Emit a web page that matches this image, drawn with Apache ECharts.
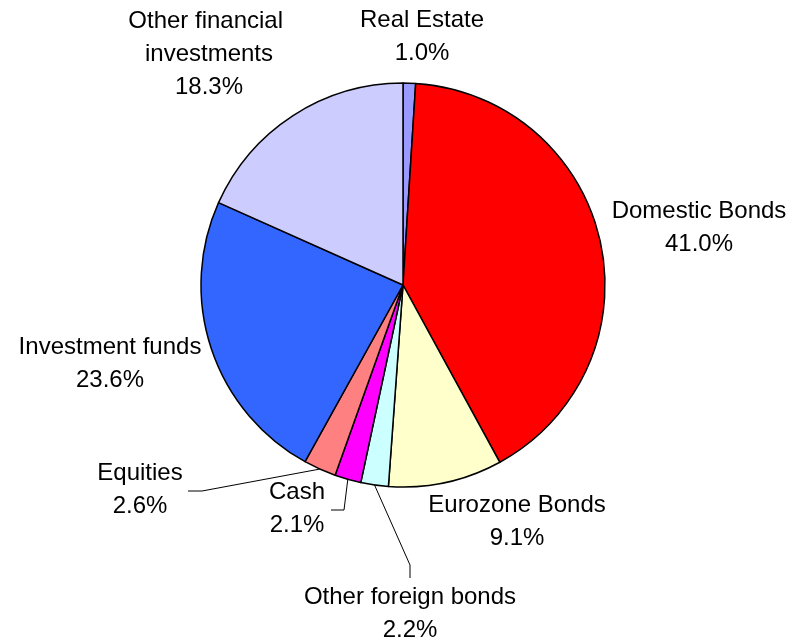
<!DOCTYPE html>
<html>
<head>
<meta charset="utf-8">
<script src="https://cdn.jsdelivr.net/npm/echarts@6/dist/echarts.min.js"></script>
<style>
    html, body { margin: 0; padding: 0; background: #ffffff; }
    #chart { width: 807px; height: 640px; }
</style>
</head>
<body>
<div id="chart"></div>
<script>
// portfolio split, clockwise from 12 o'clock
const categories = [
    "Real Estate",
    "Domestic Bonds",
    "Eurozone Bonds",
    "Other foreign bonds",
    "Cash",
    "Equities",
    "Investment funds",
    "Other financial investments",
];
const shares = [1.0, 41.0, 9.1, 2.2, 2.1, 2.6, 23.6, 18.3];
const colors = ["#9999ff", "#ff0000", "#ffffcc", "#ccffff", "#ff00ff", "#ff8080", "#3366ff", "#ccccff"];

// where each label block sits (center), and the bends of the leader lines
const labelPos = [
    [422, 37],
    [699, 228],
    [517, 522],
    [410, 614],
    [297, 509],
    [140, 490],
    [110, 364],
    [209, 54],
];
const leaderBends = {
    3: [[410, 565], [410, 578]],
    4: [[344, 510], [331, 510]],
    5: [[202, 491], [188, 491]],
};

const chart = echarts.init(document.getElementById("chart"));

const option = {
    animation: false,
    backgroundColor: "#ffffff",
    textStyle: { fontFamily: "Liberation Sans, Arial, sans-serif" },
    series: [
        {
            type: "pie",
            center: [403, 285],
            radius: 202,
            startAngle: 90,
            clockwise: true,
            avoidLabelOverlap: false,
            minShowLabelAngle: 0,
            itemStyle: { borderColor: "#000000", borderWidth: 1.5 },
            label: {
                show: true,
                position: "outside",
                color: "#000000",
                fontSize: 24,
                lineHeight: 33,
                align: "center",
                formatter: (p) => p.name + "\n" + p.value.toFixed(1) + "%",
            },
            labelLine: {
                show: true,
                length: 5,
                length2: 5,
                lineStyle: { color: "#000000", width: 1 },
            },
            labelLayout: (params) => {
                const i = params.dataIndex;
                const out = {
                    x: labelPos[i][0],
                    y: labelPos[i][1],
                    align: "center",
                    verticalAlign: "middle",
                };
                if (leaderBends[i] && params.labelLinePoints) {
                    out.labelLinePoints = [params.labelLinePoints[0]].concat(leaderBends[i]);
                }
                return out;
            },
            data: categories.map((name, i) => ({
                name: name,
                value: shares[i],
                itemStyle: { color: colors[i] },
                label: i === 7 ? { width: 170, overflow: "break" } : {},
                labelLine: { show: !!leaderBends[i] },
            })),
        },
    ],
};

chart.setOption(option);
</script>
</body>
</html>
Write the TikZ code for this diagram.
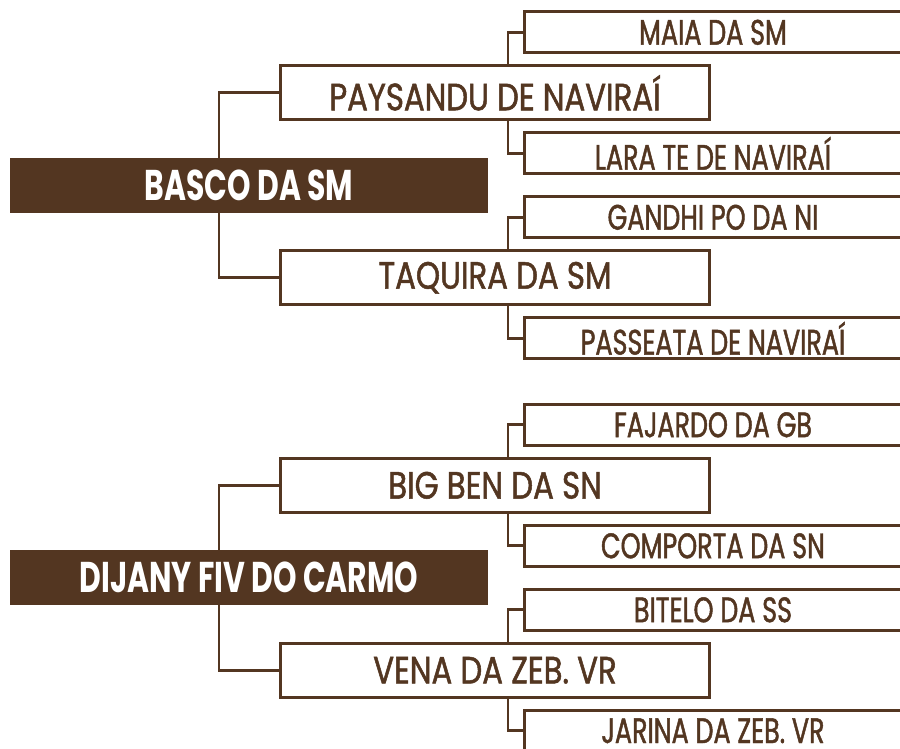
\documentclass[tikz,border=0pt]{standalone}
\usepackage{fontspec}
\setmainfont{Poppins}
\newfontfamily\midfont{Poppins}[FakeStretch=0.81, FakeBold=1.3]
\newfontfamily\leaffont{Poppins}[FakeStretch=0.72, FakeBold=1.3]
\newfontfamily\rootfont{Poppins}[FakeStretch=0.695]
\usepackage{tikz}
\usetikzlibrary{positioning}

\definecolor{bark}{HTML}{533621}

\begin{document}
\begin{tikzpicture}[
  grow'=right,
  level 1/.style={level distance=246pt, sibling distance=185pt},
  level 2/.style={level distance=218pt, sibling distance=121pt},
  edge from parent/.style={draw=bark, line width=2.7pt},
  upbranch/.style={edge from parent path={([xshift=#1]\tikzparentnode.north) |- (\tikzchildnode.west)}},
  downbranch/.style={edge from parent path={([xshift=#1]\tikzparentnode.south) |- (\tikzchildnode.west)}},
  rootbox/.style={fill=bark, text=white, inner sep=0pt, minimum width=478pt, minimum height=54.7pt,
    font=\rootfont\bfseries\fontsize{43}{43}\selectfont},
  midbox/.style={draw=bark, line width=3pt, fill=white, text=bark, inner sep=0pt,
    minimum width=429pt, minimum height=54pt, font=\midfont\fontsize{38}{38}\selectfont},
  leafbox/.style={draw=bark, line width=3pt, fill=white, text=bark, inner sep=0pt,
    minimum width=377pt, minimum height=41pt, font=\leaffont\fontsize{35.3}{35.3}\selectfont}
]
\useasboundingbox (0,0) rectangle (900pt,-748pt);
\clip (0,0) rectangle (900pt,-748pt);

% first family
\node[rootbox] (basco) at (249pt,-185.3pt) {BASCO DA SM}
  child[upbranch=-30pt] { node[midbox] (paysandu) {PAYSANDU DE NAVIRAÍ}
    child[upbranch=13pt] { node[leafbox] (maia) {MAIA DA SM} }
    child[downbranch=13pt] { node[leafbox] (lara) {LARA TE DE NAVIRAÍ} }
  }
  child[downbranch=-30pt] { node[midbox] (taquira) {TAQUIRA DA SM}
    child[upbranch=13pt] { node[leafbox] (gandhi) {GANDHI PO DA NI} }
    child[downbranch=13pt] { node[leafbox] (passeata) {PASSEATA DE NAVIRAÍ} }
  };

% second family
\node[rootbox] (dijany) at (249pt,-577.8pt) {DIJANY FIV DO CARMO}
  child[upbranch=-30pt] { node[midbox] (bigben) {BIG BEN DA SN}
    child[upbranch=13pt] { node[leafbox] (fajardo) {FAJARDO DA GB} }
    child[downbranch=13pt] { node[leafbox] (comporta) {COMPORTA DA SN} }
  }
  child[downbranch=-30pt] { node[midbox] (vena) {VENA DA ZEB. VR}
    child[upbranch=13pt] { node[leafbox] (bitelo) {BITELO DA SS} }
    child[downbranch=13pt] { node[leafbox] (jarina) {JARINA DA ZEB. VR} }
  };
\end{tikzpicture}
\end{document}
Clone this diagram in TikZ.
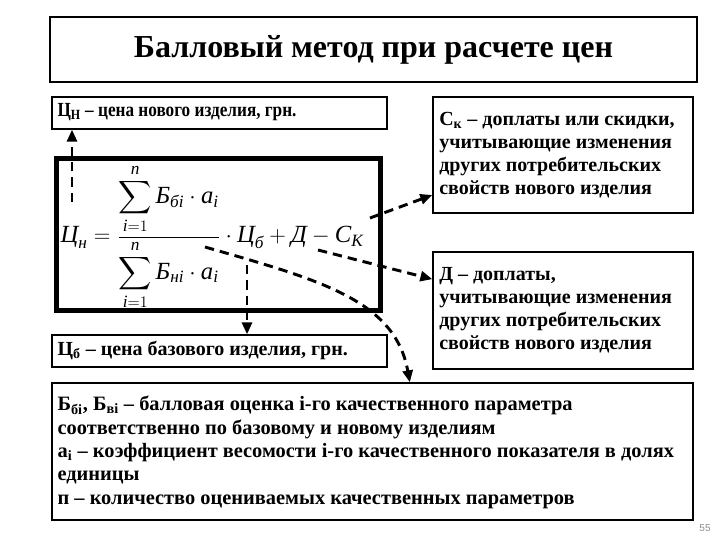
\documentclass[tikz,border=0pt]{standalone}
\usepackage{amsmath}
\usepackage[no-math]{fontspec}
\setmainfont{Liberation Serif}
\setsansfont{Liberation Sans}
\usetikzlibrary{positioning,arrows.meta}
\tikzset{
  dasharrow/.style={-{Triangle[length=9pt,width=7.5pt]}, line width=2.2pt, dash pattern=on 7pt off 4.5pt},
  plainbox/.style={draw, line width=1pt, inner sep=0pt},
  boxtext/.style={anchor=north west, align=left, inner sep=0pt, font=\bfseries\fontsize{15}{17.4}\selectfont},
  linetext/.style={anchor=west, inner sep=0pt, font=\bfseries\fontsize{15}{17.4}\selectfont}
}
\newcommand{\cyi}[1]{\text{\normalfont\itshape #1}}

\begin{document}
\begin{tikzpicture}[x=0.75pt, y=-0.75pt]
  \useasboundingbox (0,0) rectangle (720,540);
  \node[plainbox, line width=1.5pt, minimum width=485pt, minimum height=48.75pt, font=\bfseries\fontsize{24}{28}\selectfont] (title) at (373.5,49.5) {Балловый метод при расчете цен};
  \node[plainbox, minimum width=251.25pt, minimum height=24pt] (cn) at (219.5,113) {};
  \node[plainbox, minimum width=251.25pt, minimum height=24pt] (cb) at (219.5,351) {};
  \node[plainbox, minimum width=195pt, minimum height=87pt] (ck) at (563,155) {};
  \node[plainbox, minimum width=195pt, minimum height=87.75pt] (dd) at (563,310.5) {};
  \node[plainbox, minimum width=480.75pt, minimum height=102.75pt] (notes) at (372.5,451.5) {};
  \node[plainbox, line width=3.75pt, minimum width=243pt, minimum height=114pt] (fbox) at (218,234) {};
  % texts of the boxes
  \node[linetext] (cntext) at ([xshift=4.5pt, yshift=0.5pt]cn.west) {\scalebox{0.86}[1]{Ц\textsubscript{Н} – цена нового изделия, грн.}};
  \node[linetext] (cbtext) at ([xshift=4.5pt, yshift=0.5pt]cb.west) {Ц\textsubscript{б} – цена базового изделия, грн.};
  \node[boxtext] (cktext) at ([xshift=5pt, yshift=-11.5pt]ck.north west) {С\textsubscript{к} – доплаты или скидки,\\ учитывающие изменения\\ других потребительских\\ свойств нового изделия};
  \node[boxtext] (ddtext) at ([xshift=5pt, yshift=-11.5pt]dd.north west) {Д – доплаты,\\ учитывающие изменения\\ других потребительских\\ свойств нового изделия};
  \node[boxtext, font=\bfseries\fontsize{15.3}{17.6}\selectfont] (notestext) at ([xshift=4.5pt, yshift=-10pt]notes.north west) {Б\textsubscript{бi}, Б\textsubscript{вi} – балловая оценка i-го качественного параметра\\ соответственно по базовому и новому изделиям\\ а\textsubscript{i} – коэффициент весомости i-го качественного показателя в долях\\ единицы\\ п – количество оцениваемых качественных параметров};
  \node[inner sep=0pt, font=\fontsize{18.5}{22}\selectfont] (formula) at (212,237) {$\displaystyle \cyi{Ц}_{\cyi{н}} = \frac{\displaystyle\sum_{\cyi{i}=1}^{\cyi{n}} \cyi{Б}_{\cyi{бi}}\cdot \cyi{a}_{\cyi{i}}}{\displaystyle\sum_{\cyi{i}=1}^{\cyi{n}} \cyi{Б}_{\cyi{нi}}\cdot \cyi{a}_{\cyi{i}}}\cdot \cyi{Ц}_{\cyi{б}} + \cyi{Д} - \cyi{С}_{\cyi{К}}$};
  \node[font=\sffamily\fontsize{7.5}{9}\selectfont, text=black!45] (pnum) at (705,528) {55};
  % arrows from the formula
  \coordinate (fcn) at (72,202);
  \coordinate (fcb) at (247,265);
  \coordinate (fck) at (370,218);
  \coordinate (fd) at (318,250);
  \coordinate (ffrac) at (205,247);
  \draw[dasharrow] (fcn) -- (fcn |- cn.south);
  \draw[dasharrow] (fcb) -- (fcb |- cb.north);
  \draw[dasharrow] (fck) -- ([yshift=-30pt]ck.west);
  \draw[dasharrow] (fd) -- ([yshift=23.5pt]dd.west);
  \draw[dasharrow] (ffrac) .. controls (320,280) and (395,300) .. ([xshift=28pt]notes.north);
\end{tikzpicture}
\end{document}
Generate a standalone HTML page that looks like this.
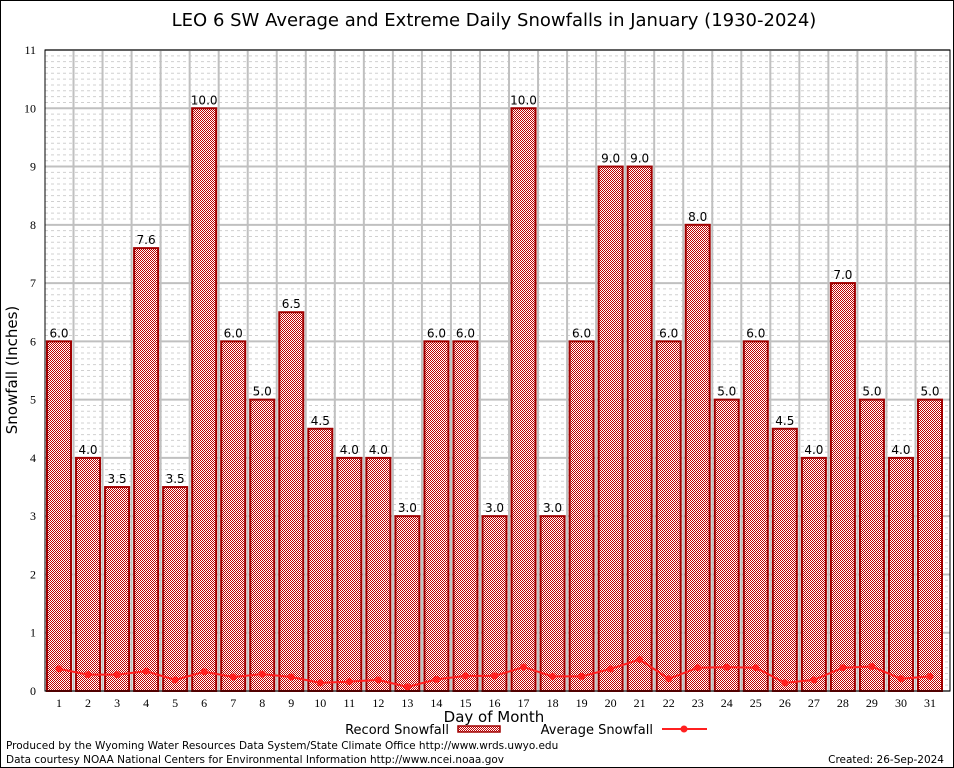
=-=-=-=-=
### Request
Copy down every line of the entries containing the word "that".

### Output of the exercise
Emit a web page that matches this image, drawn with Apache ECharts.
Generate a standalone HTML page that looks like this.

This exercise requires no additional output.